** Begin **

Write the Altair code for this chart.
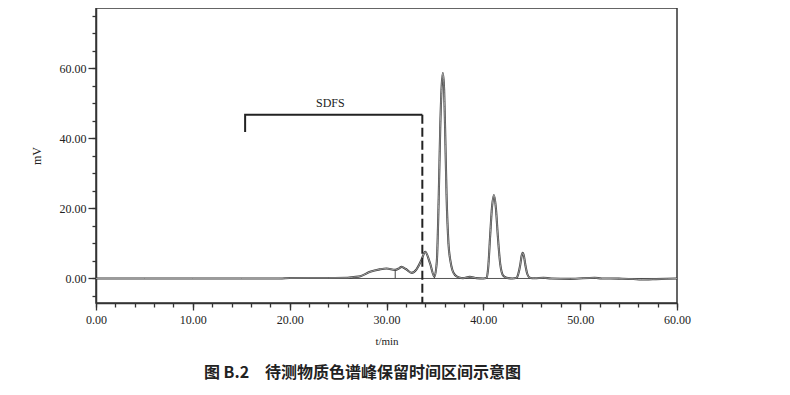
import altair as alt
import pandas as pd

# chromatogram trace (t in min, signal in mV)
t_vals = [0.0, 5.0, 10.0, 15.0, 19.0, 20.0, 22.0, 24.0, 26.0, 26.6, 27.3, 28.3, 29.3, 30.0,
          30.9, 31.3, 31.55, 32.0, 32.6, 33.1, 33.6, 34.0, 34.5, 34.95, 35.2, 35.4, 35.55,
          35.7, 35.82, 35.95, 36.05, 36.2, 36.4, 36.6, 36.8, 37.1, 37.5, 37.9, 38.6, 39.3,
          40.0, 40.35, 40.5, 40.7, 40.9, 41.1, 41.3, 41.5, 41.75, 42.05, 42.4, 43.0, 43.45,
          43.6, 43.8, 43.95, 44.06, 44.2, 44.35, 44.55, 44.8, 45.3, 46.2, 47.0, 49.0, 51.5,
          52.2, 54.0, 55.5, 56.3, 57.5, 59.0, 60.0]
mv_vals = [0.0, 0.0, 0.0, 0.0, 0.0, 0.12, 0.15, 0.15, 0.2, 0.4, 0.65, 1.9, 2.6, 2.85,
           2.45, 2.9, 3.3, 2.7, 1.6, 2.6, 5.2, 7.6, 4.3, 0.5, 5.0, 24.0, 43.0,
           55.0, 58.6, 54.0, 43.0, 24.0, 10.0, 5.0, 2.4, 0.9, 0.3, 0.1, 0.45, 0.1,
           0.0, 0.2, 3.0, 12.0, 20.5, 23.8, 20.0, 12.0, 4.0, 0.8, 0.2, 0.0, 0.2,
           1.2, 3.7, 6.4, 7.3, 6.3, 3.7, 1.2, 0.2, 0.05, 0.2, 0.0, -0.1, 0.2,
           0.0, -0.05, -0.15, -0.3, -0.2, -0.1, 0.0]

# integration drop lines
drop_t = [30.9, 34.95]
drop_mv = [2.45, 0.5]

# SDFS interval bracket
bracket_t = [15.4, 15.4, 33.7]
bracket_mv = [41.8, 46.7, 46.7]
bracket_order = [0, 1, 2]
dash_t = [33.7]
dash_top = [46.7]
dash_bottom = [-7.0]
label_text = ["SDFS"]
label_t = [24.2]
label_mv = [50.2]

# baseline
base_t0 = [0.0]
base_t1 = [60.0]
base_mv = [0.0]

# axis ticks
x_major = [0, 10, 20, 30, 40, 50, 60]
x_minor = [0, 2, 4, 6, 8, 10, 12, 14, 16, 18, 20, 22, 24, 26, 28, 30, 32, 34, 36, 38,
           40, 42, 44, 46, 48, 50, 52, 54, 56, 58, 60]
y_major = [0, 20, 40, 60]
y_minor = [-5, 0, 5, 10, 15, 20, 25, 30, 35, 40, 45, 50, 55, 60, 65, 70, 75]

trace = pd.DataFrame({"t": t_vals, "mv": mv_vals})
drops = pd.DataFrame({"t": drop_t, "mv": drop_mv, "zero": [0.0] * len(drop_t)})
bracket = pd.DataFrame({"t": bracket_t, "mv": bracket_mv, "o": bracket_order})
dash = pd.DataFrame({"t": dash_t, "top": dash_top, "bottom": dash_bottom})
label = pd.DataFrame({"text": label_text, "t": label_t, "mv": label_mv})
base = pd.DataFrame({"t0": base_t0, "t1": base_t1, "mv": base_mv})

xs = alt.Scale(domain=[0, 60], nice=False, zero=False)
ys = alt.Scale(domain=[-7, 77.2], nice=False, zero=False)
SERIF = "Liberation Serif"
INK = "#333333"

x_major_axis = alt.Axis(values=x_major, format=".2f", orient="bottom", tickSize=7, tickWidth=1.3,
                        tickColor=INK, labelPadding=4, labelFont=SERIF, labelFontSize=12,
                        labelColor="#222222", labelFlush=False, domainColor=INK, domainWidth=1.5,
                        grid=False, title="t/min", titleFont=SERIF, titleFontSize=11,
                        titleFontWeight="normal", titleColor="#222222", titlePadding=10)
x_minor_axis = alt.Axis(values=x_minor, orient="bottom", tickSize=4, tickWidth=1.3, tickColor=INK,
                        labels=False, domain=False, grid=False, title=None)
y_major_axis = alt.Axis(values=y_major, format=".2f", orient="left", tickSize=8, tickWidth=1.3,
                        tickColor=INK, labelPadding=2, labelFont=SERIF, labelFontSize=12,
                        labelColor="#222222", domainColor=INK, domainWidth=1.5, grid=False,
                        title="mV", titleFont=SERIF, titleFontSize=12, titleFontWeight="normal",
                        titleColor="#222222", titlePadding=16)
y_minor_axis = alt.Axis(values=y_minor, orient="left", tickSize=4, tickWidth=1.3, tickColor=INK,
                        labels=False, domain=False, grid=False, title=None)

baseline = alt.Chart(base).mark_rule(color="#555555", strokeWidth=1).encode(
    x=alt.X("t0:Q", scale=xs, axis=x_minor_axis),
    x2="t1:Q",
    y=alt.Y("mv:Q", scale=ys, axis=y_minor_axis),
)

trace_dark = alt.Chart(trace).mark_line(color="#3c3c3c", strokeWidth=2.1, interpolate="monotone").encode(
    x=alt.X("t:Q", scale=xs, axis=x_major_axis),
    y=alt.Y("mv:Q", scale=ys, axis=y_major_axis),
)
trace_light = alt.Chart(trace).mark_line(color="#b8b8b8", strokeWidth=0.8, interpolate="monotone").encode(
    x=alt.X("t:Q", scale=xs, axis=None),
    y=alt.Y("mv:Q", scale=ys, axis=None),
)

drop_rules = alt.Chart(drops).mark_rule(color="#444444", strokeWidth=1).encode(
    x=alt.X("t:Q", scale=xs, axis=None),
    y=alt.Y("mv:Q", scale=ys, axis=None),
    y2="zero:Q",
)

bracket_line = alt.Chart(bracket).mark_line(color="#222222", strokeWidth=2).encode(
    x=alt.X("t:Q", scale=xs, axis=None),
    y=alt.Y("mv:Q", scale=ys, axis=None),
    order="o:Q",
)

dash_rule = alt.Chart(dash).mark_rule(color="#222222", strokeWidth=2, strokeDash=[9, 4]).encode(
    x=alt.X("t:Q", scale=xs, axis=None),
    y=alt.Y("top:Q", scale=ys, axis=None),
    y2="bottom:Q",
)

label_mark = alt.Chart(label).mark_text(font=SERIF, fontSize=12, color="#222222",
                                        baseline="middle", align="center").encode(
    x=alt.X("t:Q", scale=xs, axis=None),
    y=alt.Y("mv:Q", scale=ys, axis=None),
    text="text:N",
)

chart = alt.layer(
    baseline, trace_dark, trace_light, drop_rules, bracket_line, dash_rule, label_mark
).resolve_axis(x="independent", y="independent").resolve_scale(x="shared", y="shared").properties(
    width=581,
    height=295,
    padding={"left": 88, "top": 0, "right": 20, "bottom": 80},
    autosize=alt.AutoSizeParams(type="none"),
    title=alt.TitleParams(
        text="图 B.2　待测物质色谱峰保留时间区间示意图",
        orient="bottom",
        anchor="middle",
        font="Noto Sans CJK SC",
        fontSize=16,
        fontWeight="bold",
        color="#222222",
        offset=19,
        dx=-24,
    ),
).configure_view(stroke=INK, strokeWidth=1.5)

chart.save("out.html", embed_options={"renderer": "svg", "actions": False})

** End **

- **Exercise directions**: Print the data above verbatim from the first line through the line holding "import pandas as pd", leaving every picture out.

- **Solution for this task**:
Write the Altair code for this chart.
import altair as alt
import pandas as pd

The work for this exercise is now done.